Pvt. Haskell kept a diary from the time he enlisted in the American Army in May 1775. After the Battle of Bunker Hill and the early days of the Siege of Boston, he volunteered for the invasion of Canada and marched back to Newburyport with Arnold. In September he boarded one of 11 transport ships and set sail for what is now Maine.
By late September, they set out in shallow-draft river boats called bateaux up the Kennebec River. The river was swift and the men unfamiliar with handling boats. They had to portage for miles, sometimes up to their knees in mire.
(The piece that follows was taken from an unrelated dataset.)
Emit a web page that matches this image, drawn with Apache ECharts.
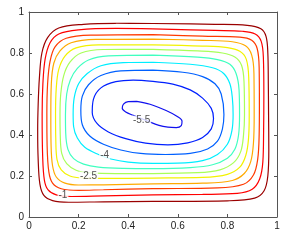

By the end of October, many of the men either turned back or died.
They reached the Saint Lawrence River at Pointe-Levi, across the river from Quebec, on Nov. 9. “We have but little prospect of obtaining the city at present,” wrote Pvt. Haskell that day. He stood guard as a British Royal Navy frigate in the river fired at them, doing little damage.
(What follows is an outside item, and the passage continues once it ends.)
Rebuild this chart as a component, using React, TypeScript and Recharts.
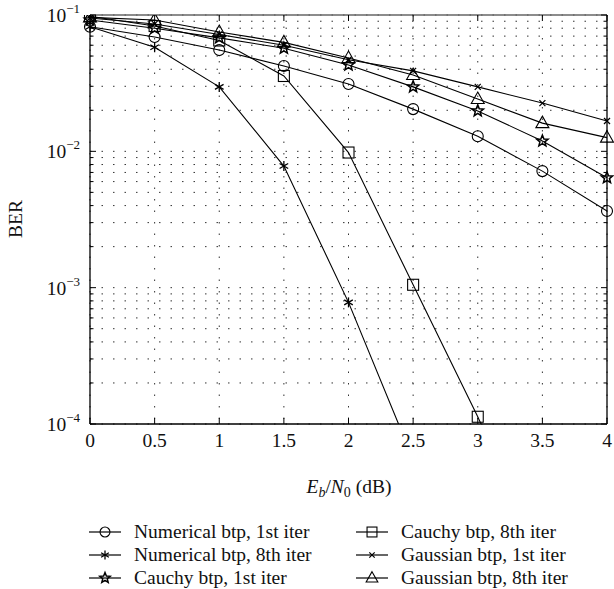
import React from "react";
import { CartesianGrid, Line, LineChart, XAxis, YAxis } from "recharts";

const snr = [0, 0.5, 1, 1.5, 2, 2.5, 3, 3.5, 4];
const numerical1st = [0.082, 0.069, 0.0553, 0.0423, 0.0312, 0.0204, 0.0129, 0.00716, 0.00365];
const numerical8th = [0.082, 0.058, 0.0297, 0.0078, 0.00078, 0.000055, null, null, null];
const cauchy1st = [0.092, 0.08, 0.068, 0.057, 0.043, 0.0297, 0.0198, 0.0119, 0.0064];
const cauchy8th = [0.098, 0.083, 0.065, 0.0357, 0.0098, 0.00105, 0.000113, 0.00001, null];
const gaussian1st = [0.095, 0.086, 0.072, 0.06, 0.047, 0.0389, 0.0297, 0.0226, 0.0167];
const gaussian8th = [0.096, 0.092, 0.075, 0.063, 0.0483, 0.0363, 0.0242, 0.0161, 0.0126];

const xTicks = [0, 0.5, 1, 1.5, 2, 2.5, 3, 3.5, 4];
const decades = [-4, -3, -2, -1];
const mantissas = [1, 2, 3, 4, 5, 6, 7, 8, 9];
const yTicks = [
  ...decades.slice(0, 3).flatMap((d) => mantissas.map((m) => Number((m * 10 ** d).toPrecision(3)))),
  0.1,
];

const SERIF = '"Liberation Serif", "DejaVu Serif", serif';

type Marker = "circle" | "asterisk" | "pentagram" | "square" | "cross" | "triangle";

const seriesDefs: { key: string; name: string; marker: Marker; values: (number | null)[] }[] = [
  { key: "num1", name: "Numerical btp, 1st iter", marker: "circle", values: numerical1st },
  { key: "num8", name: "Numerical btp, 8th iter", marker: "asterisk", values: numerical8th },
  { key: "cau1", name: "Cauchy btp, 1st iter", marker: "pentagram", values: cauchy1st },
  { key: "cau8", name: "Cauchy btp, 8th iter", marker: "square", values: cauchy8th },
  { key: "gau1", name: "Gaussian btp, 1st iter", marker: "cross", values: gaussian1st },
  { key: "gau8", name: "Gaussian btp, 8th iter", marker: "triangle", values: gaussian8th },
];

const chartData = snr.map((x, i) => {
  const row: Record<string, number | null> = { x };
  seriesDefs.forEach((s) => {
    row[s.key] = s.values[i];
  });
  return row;
});

function starPath(r1: number, r2: number) {
  const pts: string[] = [];
  for (let i = 0; i < 10; i++) {
    const a = -Math.PI / 2 + (i * Math.PI) / 5;
    const r = i % 2 === 0 ? r1 : r2;
    pts.push(`${(r * Math.cos(a)).toFixed(2)},${(r * Math.sin(a)).toFixed(2)}`);
  }
  return "M" + pts.join("L") + "Z";
}

function MarkerShape({ type, cx, cy, s = 1 }: { type: Marker; cx: number; cy: number; s?: number }) {
  const common = { fill: "none", stroke: "#000", strokeWidth: 1.1 };
  switch (type) {
    case "circle":
      return <circle cx={cx} cy={cy} r={5.5 * s} {...common} />;
    case "square":
      return <rect x={cx - 5.5 * s} y={cy - 5.5 * s} width={11 * s} height={11 * s} {...common} />;
    case "triangle":
      return (
        <path
          d={`M${cx},${cy - 7 * s}L${cx + 6.5 * s},${cy + 4.5 * s}L${cx - 6.5 * s},${cy + 4.5 * s}Z`}
          {...common}
        />
      );
    case "pentagram":
      return (
        <path d={starPath(6 * s, 2.6 * s)} transform={`translate(${cx},${cy})`} {...common} strokeWidth={1.5} />
      );
    case "asterisk":
      return (
        <g stroke="#000" strokeWidth={1.3}>
          <line x1={cx} y1={cy - 5 * s} x2={cx} y2={cy + 5 * s} />
          <line x1={cx - 4.3 * s} y1={cy - 2.5 * s} x2={cx + 4.3 * s} y2={cy + 2.5 * s} />
          <line x1={cx - 4.3 * s} y1={cy + 2.5 * s} x2={cx + 4.3 * s} y2={cy - 2.5 * s} />
        </g>
      );
    case "cross":
      return (
        <g stroke="#000" strokeWidth={1.2}>
          <line x1={cx - 3 * s} y1={cy - 3 * s} x2={cx + 3 * s} y2={cy + 3 * s} />
          <line x1={cx - 3 * s} y1={cy + 3 * s} x2={cx + 3 * s} y2={cy - 3 * s} />
        </g>
      );
  }
}

function makeDot(type: Marker) {
  return (props: any) => {
    const { cx, cy, value, index } = props;
    if (value == null || value < 0.0001 || cx == null || cy == null) return <g key={index} />;
    return (
      <g key={index}>
        <MarkerShape type={type} cx={cx} cy={cy} />
      </g>
    );
  };
}

function isMajor(v: number) {
  return decades.some((d) => Math.abs(v - 10 ** d) < 1e-9);
}

function LeftTick(props: any) {
  const { x, y, payload } = props;
  const v = payload.value as number;
  const axisX = x + 10;
  const major = isMajor(v);
  return (
    <g>
      <line x1={axisX} x2={axisX + (major ? 6 : 3.5)} y1={y} y2={y} stroke="#000" />
      {major ? (
        <text x={x} y={y + 7} textAnchor="end" fontFamily={SERIF} fontSize={19.5} fill="#111">
          10
          <tspan dy={-9} fontSize={13}>
            {"\u2212" + Math.round(-Math.log10(v))}
          </tspan>
        </text>
      ) : null}
    </g>
  );
}

function RightTick(props: any) {
  const { x, y, payload } = props;
  const major = isMajor(payload.value);
  return <line x1={x} x2={x - (major ? 6 : 3.5)} y1={y} y2={y} stroke="#000" />;
}

function BottomTick(props: any) {
  const { x, y, payload } = props;
  return (
    <g>
      <line x1={x} x2={x} y1={y} y2={y - 6} stroke="#000" />
      <text x={x} y={y + 23} textAnchor="middle" fontFamily={SERIF} fontSize={19.5} fill="#111">
        {String(payload.value)}
      </text>
    </g>
  );
}

function TopTick(props: any) {
  const { x, y } = props;
  return <line x1={x} x2={x} y1={y} y2={y + 6} stroke="#000" />;
}

const legendCols = [
  { left: 89, items: seriesDefs.slice(0, 3) },
  { left: 356, items: seriesDefs.slice(3) },
];
const legendBaselines = [538, 561, 584];

export default function App() {
  return (
    <div style={{ position: "absolute", left: 0, top: 0, width: 614, height: 589, background: "#fff" }}>
      <LineChart
        width={614}
        height={589}
        data={chartData}
        margin={{ top: 14, right: 6, bottom: 135, left: 0 }}
      >
        <CartesianGrid
          xAxisId="bottom"
          yAxisId="left"
          stroke="#333"
          strokeDasharray="1.5 10"
          horizontalValues={yTicks}
          verticalValues={xTicks}
        />
        <XAxis
          xAxisId="bottom"
          dataKey="x"
          type="number"
          domain={[0, 4]}
          ticks={xTicks}
          height={30}
          tickSize={0}
          tickMargin={0}
          tick={<BottomTick />}
          axisLine={{ stroke: "#000", strokeWidth: 1.3 }}
          interval={0}
        />
        <XAxis
          xAxisId="top"
          orientation="top"
          dataKey="x"
          type="number"
          domain={[0, 4]}
          ticks={xTicks}
          height={1}
          tickSize={0}
          tickMargin={0}
          tick={<TopTick />}
          axisLine={{ stroke: "#666", strokeWidth: 1.6 }}
          interval={0}
        />
        <YAxis
          yAxisId="left"
          scale="log"
          type="number"
          domain={[0.0001, 0.1]}
          allowDataOverflow
          ticks={yTicks}
          interval={0}
          width={90}
          tickSize={0}
          tickMargin={10}
          tick={<LeftTick />}
          axisLine={{ stroke: "#000", strokeWidth: 1.3 }}
        />
        <YAxis
          yAxisId="right"
          orientation="right"
          scale="log"
          type="number"
          domain={[0.0001, 0.1]}
          allowDataOverflow
          ticks={yTicks}
          interval={0}
          width={1}
          tickSize={0}
          tickMargin={0}
          tick={<RightTick />}
          axisLine={{ stroke: "#000", strokeWidth: 1.3 }}
        />
        {seriesDefs.map((s) => (
          <Line
            key={s.key}
            xAxisId="bottom"
            yAxisId="left"
            dataKey={s.key}
            name={s.name}
            type="linear"
            stroke="#000"
            strokeWidth={1.1}
            dot={makeDot(s.marker)}
            activeDot={false}
            isAnimationActive={false}
          />
        ))}
        <text
          x={18}
          y={219}
          transform="rotate(-90 18 219)"
          textAnchor="middle"
          dominantBaseline="middle"
          fontFamily={SERIF}
          fontSize={19.5}
          fill="#111"
        >
          BER
        </text>
        <text x={349} y={493} textAnchor="middle" fontFamily={SERIF} fontSize={19.5} fill="#111">
          <tspan fontStyle="italic">E</tspan>
          <tspan fontSize={14} dy={4} fontStyle="italic">b</tspan>
          <tspan dy={-4}>/</tspan>
          <tspan fontStyle="italic">N</tspan>
          <tspan fontSize={14} dy={4}>0</tspan>
          <tspan dy={-4}> (dB)</tspan>
        </text>
        {legendCols.map((col) =>
          col.items.map((s, i) => (
            <g key={s.key}>
              <line
                x1={col.left}
                x2={col.left + 32}
                y1={legendBaselines[i] - 6}
                y2={legendBaselines[i] - 6}
                stroke="#000"
                strokeWidth={1.2}
              />
              <MarkerShape type={s.marker} cx={col.left + 16} cy={legendBaselines[i] - 6} s={0.9} />
              <text x={col.left + 45} y={legendBaselines[i]} fontFamily={SERIF} fontSize={19.5} fill="#111">
                {s.name}
              </text>
            </g>
          ))
        )}
      </LineChart>
    </div>
  );
}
On Nov. 11, Caleb Haskell was ordered to walk 14 miles to a forge to make spears for the siege of the city. He worked all night after he arrived. Other soldiers made ladders for scaling the city’s walls.
Three days later they reached the Plains of Abraham and took shelter in ‘Tory houses.’ Arnold sent a negotiator to the fortified city with a white flag and a demand to surrender. The British refused. Arnold’s 600 ill-equipped men with no artillery or cannon were no match for the city’s defenders: 150 men of the Royal Highland Emigrants, 500 local militia and 400 marines from two warships in the river.
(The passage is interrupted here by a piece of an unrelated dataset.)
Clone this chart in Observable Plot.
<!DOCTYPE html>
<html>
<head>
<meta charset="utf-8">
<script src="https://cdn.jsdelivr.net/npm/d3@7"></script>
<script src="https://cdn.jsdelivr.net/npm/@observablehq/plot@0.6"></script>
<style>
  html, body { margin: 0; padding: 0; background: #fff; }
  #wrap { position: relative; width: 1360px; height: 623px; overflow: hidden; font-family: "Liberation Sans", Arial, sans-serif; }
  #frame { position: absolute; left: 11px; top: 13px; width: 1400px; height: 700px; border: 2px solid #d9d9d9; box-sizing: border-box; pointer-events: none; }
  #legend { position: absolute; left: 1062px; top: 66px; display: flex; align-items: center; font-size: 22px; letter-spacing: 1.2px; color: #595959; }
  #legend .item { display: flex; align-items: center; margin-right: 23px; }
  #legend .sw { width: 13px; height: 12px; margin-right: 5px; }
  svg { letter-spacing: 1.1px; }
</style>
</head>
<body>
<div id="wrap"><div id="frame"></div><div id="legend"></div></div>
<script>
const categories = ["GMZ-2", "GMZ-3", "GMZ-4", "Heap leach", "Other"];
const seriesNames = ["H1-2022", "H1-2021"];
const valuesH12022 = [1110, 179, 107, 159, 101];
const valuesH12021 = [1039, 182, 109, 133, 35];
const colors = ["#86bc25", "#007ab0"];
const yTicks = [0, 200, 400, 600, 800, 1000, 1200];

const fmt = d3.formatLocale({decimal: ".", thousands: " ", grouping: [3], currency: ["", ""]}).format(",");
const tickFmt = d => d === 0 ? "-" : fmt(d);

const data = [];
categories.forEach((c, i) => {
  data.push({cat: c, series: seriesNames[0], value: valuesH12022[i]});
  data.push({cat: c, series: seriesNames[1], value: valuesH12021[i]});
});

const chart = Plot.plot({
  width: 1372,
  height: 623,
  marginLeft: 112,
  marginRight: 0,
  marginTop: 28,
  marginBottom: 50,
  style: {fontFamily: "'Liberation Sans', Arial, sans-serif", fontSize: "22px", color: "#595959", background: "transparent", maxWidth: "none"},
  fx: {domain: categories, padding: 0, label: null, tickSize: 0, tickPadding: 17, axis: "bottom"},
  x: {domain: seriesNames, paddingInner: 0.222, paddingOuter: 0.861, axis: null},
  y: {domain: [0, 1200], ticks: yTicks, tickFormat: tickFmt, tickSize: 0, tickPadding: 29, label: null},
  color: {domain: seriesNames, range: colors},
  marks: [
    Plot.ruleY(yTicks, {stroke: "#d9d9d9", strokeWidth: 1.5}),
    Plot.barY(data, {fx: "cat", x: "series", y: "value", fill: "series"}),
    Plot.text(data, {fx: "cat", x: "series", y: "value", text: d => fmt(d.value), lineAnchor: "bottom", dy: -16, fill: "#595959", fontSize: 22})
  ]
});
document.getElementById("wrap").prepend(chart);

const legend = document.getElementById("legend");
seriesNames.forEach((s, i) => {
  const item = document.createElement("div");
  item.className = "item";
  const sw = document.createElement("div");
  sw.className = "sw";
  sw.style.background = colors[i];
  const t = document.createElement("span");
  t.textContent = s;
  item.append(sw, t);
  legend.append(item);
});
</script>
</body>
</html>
By Nov. 18 Arnold realized he had no chance of taking the city until the arrival of reinforcements under Gen. Richard Montgomery, who had just captured Montreal. That night the men were turned out at 3 a.m. and ordered to retreat into the countryside, where they awaited Montgomery. Caleb Haskell drew guard duty.
Montgomery arrived on Dec. 1. “Came down by water on an armed schooner, accompanied by three men laden with provisions and stores taken up the river,” wrote Haskell. “In the afternoon were all ordered down to the chapel where the General is to land, to welcome him on shore. We paid our respects to the General.”
The next day, wrote Haskell, Montgomery ordered ‘that each man in Colonel Arnold’s party have a suit of clothes and one dollar in money as a present given to him. Getting in readiness to march for Quebec.’ Haskell was drawn out to go down the river in a bateaux to take cannon to the city.
By Dec. 6, most of the army arrived outside the city. “We are getting in readiness to lay siege to Quebec,” he wrote. “The small pox is all around us, and there is great danger of its spreading in the army. There are Spies sent out of Quebec every day, and some taken almost every day, both men and women.”
On Dec. 9, 1775, Caleb Haskell entered in his diary:
December 9th, Saturday.–Employed in getting cannon and mortars ready to carry to St. Roche’s, in order to cannonade the city. In the evening the guard was doubled. Thirty-two men out of our company on fatigue. At one o’clock at night opened our battery threw about thirty shells into the city. We had a number of shells and some shot thrown at us. We had one man wounded. We are throwing up breastworks in different places. I am on guard at the Nunnery.